# [EVDL] Motorcycle conversion 96 BMW R1100RT



## EVDL List (Jul 27, 2007)

I thought I saw a reference to a BMW pancake motor conversion but didn't see a link. If you have a link, please respond. This is a 96 R1100RT, shaft drive. I'm in the information/equipment referral gathering stage.
Thanks!

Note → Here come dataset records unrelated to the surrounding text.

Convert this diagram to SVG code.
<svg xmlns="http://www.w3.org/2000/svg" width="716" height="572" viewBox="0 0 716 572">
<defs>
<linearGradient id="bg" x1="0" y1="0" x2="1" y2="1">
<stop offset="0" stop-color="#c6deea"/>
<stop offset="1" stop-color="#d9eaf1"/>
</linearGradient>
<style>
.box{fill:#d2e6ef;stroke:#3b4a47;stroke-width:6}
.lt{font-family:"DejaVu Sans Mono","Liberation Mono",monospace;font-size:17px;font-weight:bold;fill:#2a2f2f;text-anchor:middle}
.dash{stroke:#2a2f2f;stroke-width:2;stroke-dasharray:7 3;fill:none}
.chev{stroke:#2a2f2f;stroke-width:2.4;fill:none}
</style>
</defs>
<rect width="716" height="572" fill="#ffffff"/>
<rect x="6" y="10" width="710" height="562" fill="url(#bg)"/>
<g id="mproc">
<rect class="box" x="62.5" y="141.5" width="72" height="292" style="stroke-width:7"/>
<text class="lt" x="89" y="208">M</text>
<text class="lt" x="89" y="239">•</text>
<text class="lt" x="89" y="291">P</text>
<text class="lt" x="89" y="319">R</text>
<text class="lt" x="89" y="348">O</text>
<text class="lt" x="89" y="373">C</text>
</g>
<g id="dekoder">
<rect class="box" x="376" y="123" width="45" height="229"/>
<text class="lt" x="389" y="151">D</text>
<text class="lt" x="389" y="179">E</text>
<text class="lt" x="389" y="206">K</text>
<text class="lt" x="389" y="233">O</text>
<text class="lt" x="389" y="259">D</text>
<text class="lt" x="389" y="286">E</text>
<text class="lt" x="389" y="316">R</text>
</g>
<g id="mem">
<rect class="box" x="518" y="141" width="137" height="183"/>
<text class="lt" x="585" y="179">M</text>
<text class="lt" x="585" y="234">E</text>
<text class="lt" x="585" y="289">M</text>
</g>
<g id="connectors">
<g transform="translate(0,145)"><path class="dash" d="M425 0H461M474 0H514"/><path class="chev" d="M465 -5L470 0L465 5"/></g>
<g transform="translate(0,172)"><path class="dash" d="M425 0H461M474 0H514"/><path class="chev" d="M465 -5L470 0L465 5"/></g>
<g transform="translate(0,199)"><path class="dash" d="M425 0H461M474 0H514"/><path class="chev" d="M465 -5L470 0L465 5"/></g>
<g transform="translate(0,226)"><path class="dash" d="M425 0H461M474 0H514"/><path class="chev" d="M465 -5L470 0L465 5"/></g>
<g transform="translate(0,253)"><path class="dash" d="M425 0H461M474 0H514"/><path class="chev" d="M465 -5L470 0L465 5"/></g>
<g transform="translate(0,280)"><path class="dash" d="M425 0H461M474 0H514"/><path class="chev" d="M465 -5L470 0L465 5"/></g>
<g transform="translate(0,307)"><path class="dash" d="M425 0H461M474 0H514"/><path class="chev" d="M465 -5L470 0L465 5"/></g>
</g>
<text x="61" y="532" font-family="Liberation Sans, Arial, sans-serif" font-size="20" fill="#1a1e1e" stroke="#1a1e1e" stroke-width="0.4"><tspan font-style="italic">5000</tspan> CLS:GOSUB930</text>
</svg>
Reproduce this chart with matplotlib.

Great group!
Chaz
_______________________________________________
For subscription options, see
http://lists.sjsu.edu/mailman/listinfo/ev


----------



## EVDL List (Jul 27, 2007)

I know of four BMW (or almost BMW) motorcycle conversions:

1. Mine - still very much under construction: R75/7 - probably using a 
'standard' series motor
2. A slash 5-based tricycle arrangement : http://www.evalbum.com/1094
3. I think Shawn Lawless had one several years back with dual Eteks, 
batteries in sidecar - Ural frame
4. I can't find this one - it was K -bike conversion done for some show 
I think.

But no R1100RTs - if you find it , or do it, let me know.

- SteveS





> [email protected] wrote:
> > I thought I saw a reference to a BMW pancake motor conversion but didn't see a link. If you have a link, please respond. This is a 96 R1100RT, shaft drive. I'm in the information/equipment referral gathering stage.
> > Thanks! Great group!
> > Chaz
> ...


----------